Entries with chart source code
=-=-=-=-=
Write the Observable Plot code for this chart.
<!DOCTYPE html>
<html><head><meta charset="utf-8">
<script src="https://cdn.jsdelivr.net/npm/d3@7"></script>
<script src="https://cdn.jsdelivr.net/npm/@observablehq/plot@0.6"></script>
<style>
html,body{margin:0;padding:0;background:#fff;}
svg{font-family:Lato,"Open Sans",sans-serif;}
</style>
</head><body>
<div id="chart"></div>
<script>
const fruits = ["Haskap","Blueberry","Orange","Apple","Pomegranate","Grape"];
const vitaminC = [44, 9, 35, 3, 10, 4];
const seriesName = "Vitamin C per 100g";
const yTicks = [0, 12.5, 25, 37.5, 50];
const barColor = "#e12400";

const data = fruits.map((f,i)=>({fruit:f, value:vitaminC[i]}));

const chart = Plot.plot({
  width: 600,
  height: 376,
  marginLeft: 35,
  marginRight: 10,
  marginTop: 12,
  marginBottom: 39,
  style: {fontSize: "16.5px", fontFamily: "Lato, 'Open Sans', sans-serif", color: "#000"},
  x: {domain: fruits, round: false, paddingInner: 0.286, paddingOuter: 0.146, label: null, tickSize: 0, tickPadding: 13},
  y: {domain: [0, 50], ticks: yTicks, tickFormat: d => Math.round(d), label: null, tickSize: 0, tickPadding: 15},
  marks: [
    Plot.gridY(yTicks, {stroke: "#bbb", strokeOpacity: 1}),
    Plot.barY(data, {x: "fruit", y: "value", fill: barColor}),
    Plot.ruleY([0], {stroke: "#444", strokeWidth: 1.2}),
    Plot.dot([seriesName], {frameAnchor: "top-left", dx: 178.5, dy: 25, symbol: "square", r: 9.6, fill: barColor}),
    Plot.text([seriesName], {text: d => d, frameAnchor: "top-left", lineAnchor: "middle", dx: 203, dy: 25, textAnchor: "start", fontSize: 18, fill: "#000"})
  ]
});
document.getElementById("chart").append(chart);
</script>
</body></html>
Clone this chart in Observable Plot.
=-=-=-=-=
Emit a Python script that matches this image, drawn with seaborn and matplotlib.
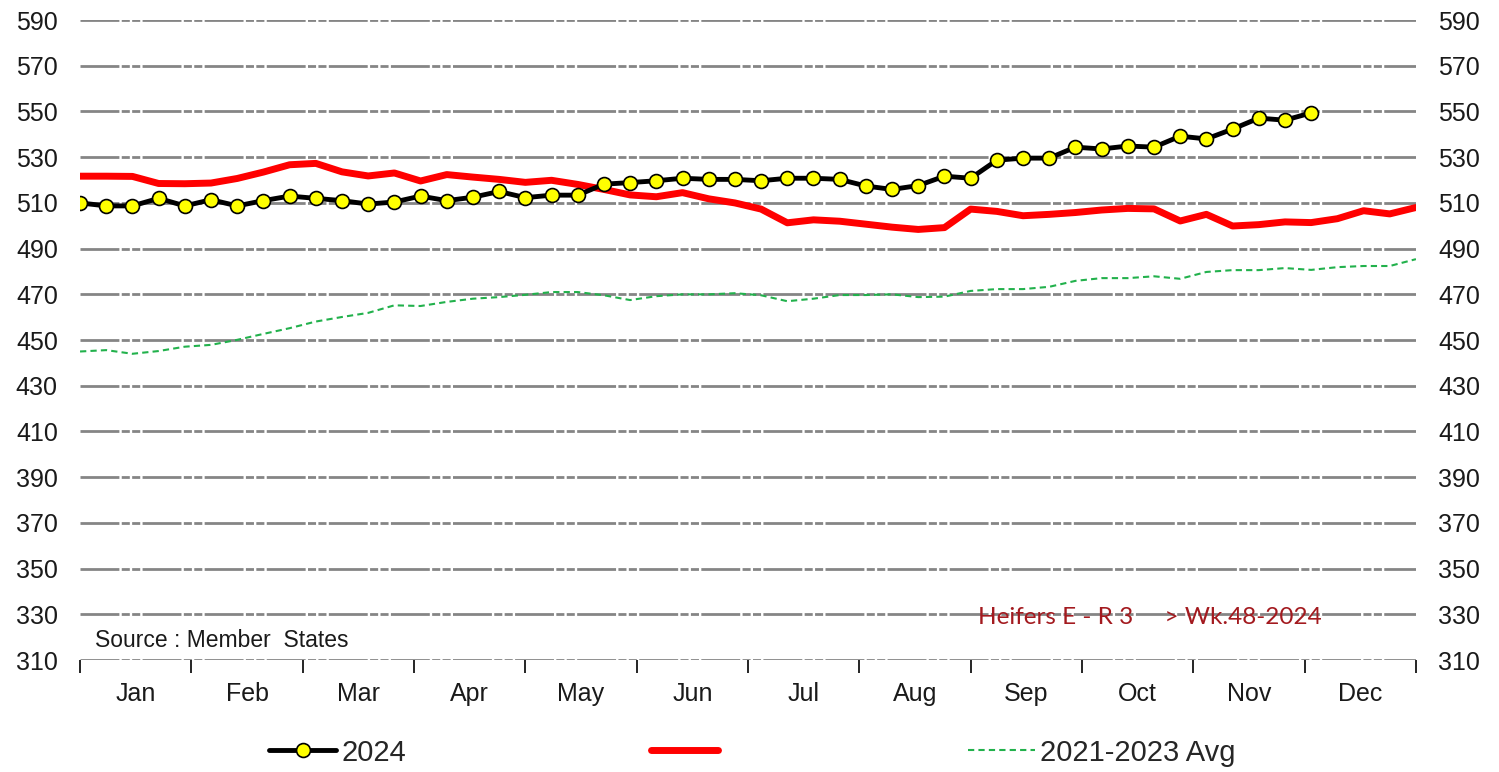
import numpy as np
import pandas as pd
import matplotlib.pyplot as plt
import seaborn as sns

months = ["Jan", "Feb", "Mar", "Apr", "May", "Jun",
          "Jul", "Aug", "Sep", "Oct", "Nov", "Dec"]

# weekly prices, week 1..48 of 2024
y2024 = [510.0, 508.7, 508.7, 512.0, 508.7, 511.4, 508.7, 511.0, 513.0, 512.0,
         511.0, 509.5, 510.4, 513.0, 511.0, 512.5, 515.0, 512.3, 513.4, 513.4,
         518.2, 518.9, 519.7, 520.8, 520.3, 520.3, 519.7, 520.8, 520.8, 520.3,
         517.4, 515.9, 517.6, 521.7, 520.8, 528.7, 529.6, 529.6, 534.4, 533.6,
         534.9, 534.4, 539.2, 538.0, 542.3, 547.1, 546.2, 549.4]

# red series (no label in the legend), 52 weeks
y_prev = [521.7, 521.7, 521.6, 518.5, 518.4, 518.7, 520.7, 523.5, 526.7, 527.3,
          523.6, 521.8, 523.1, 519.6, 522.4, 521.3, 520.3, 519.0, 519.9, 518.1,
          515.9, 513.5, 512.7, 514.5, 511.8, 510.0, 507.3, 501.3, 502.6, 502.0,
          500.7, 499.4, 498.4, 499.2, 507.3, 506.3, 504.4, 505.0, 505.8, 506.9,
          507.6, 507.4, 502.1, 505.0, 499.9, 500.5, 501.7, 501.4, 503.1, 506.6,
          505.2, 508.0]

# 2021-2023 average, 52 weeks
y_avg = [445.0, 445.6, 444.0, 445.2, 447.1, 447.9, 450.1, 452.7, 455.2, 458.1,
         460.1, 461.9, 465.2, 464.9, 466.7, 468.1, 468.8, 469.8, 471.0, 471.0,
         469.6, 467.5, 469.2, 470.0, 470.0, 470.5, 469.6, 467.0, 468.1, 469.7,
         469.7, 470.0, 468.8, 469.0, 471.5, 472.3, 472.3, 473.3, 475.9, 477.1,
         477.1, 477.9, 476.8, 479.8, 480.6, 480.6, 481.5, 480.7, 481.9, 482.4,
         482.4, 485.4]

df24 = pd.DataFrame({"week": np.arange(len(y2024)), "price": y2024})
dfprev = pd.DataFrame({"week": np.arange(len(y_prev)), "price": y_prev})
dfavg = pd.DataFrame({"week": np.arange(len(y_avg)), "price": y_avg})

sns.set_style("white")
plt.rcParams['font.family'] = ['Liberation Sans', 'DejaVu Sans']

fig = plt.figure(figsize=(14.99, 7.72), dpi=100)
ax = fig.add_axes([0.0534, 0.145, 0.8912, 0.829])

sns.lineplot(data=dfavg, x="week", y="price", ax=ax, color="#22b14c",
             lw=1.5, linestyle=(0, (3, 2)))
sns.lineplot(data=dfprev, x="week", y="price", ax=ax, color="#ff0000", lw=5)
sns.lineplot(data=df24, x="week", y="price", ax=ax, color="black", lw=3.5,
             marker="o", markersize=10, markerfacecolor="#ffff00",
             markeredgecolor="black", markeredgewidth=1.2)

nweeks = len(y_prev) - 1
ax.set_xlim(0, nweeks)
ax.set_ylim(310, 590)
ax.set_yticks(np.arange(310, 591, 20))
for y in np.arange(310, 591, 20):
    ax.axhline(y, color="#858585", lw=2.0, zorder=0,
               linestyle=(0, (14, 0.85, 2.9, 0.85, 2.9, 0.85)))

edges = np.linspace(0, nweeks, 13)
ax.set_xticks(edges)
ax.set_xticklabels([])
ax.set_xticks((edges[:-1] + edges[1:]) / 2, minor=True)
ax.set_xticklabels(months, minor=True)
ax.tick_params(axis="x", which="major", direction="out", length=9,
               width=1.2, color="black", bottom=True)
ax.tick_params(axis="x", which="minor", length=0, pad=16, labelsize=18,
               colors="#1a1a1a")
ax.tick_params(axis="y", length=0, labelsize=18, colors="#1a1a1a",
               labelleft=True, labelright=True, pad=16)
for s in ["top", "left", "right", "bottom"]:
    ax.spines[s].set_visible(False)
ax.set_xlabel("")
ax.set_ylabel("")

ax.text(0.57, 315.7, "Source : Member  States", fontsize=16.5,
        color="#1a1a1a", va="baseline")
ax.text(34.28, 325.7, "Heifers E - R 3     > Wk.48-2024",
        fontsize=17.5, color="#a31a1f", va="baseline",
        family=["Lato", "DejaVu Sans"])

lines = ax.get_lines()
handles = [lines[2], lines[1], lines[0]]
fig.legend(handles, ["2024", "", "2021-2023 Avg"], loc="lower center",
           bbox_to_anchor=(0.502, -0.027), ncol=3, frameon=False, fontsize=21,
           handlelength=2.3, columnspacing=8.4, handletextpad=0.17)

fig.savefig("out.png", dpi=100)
=-=-=-=-=
Work instructions:
Return only the stretch of the material above from the line holding "Write the Observable" through the line holding "Clone this chart in Observable Plot.", copied exactly.

Solution to the exercise:
Write the Observable Plot code for this chart.
<!DOCTYPE html>
<html><head><meta charset="utf-8">
<script src="https://cdn.jsdelivr.net/npm/d3@7"></script>
<script src="https://cdn.jsdelivr.net/npm/@observablehq/plot@0.6"></script>
<style>
html,body{margin:0;padding:0;background:#fff;}
svg{font-family:Lato,"Open Sans",sans-serif;}
</style>
</head><body>
<div id="chart"></div>
<script>
const fruits = ["Haskap","Blueberry","Orange","Apple","Pomegranate","Grape"];
const vitaminC = [44, 9, 35, 3, 10, 4];
const seriesName = "Vitamin C per 100g";
const yTicks = [0, 12.5, 25, 37.5, 50];
const barColor = "#e12400";

const data = fruits.map((f,i)=>({fruit:f, value:vitaminC[i]}));

const chart = Plot.plot({
  width: 600,
  height: 376,
  marginLeft: 35,
  marginRight: 10,
  marginTop: 12,
  marginBottom: 39,
  style: {fontSize: "16.5px", fontFamily: "Lato, 'Open Sans', sans-serif", color: "#000"},
  x: {domain: fruits, round: false, paddingInner: 0.286, paddingOuter: 0.146, label: null, tickSize: 0, tickPadding: 13},
  y: {domain: [0, 50], ticks: yTicks, tickFormat: d => Math.round(d), label: null, tickSize: 0, tickPadding: 15},
  marks: [
    Plot.gridY(yTicks, {stroke: "#bbb", strokeOpacity: 1}),
    Plot.barY(data, {x: "fruit", y: "value", fill: barColor}),
    Plot.ruleY([0], {stroke: "#444", strokeWidth: 1.2}),
    Plot.dot([seriesName], {frameAnchor: "top-left", dx: 178.5, dy: 25, symbol: "square", r: 9.6, fill: barColor}),
    Plot.text([seriesName], {text: d => d, frameAnchor: "top-left", lineAnchor: "middle", dx: 203, dy: 25, textAnchor: "start", fontSize: 18, fill: "#000"})
  ]
});
document.getElementById("chart").append(chart);
</script>
</body></html>
Clone this chart in Observable Plot.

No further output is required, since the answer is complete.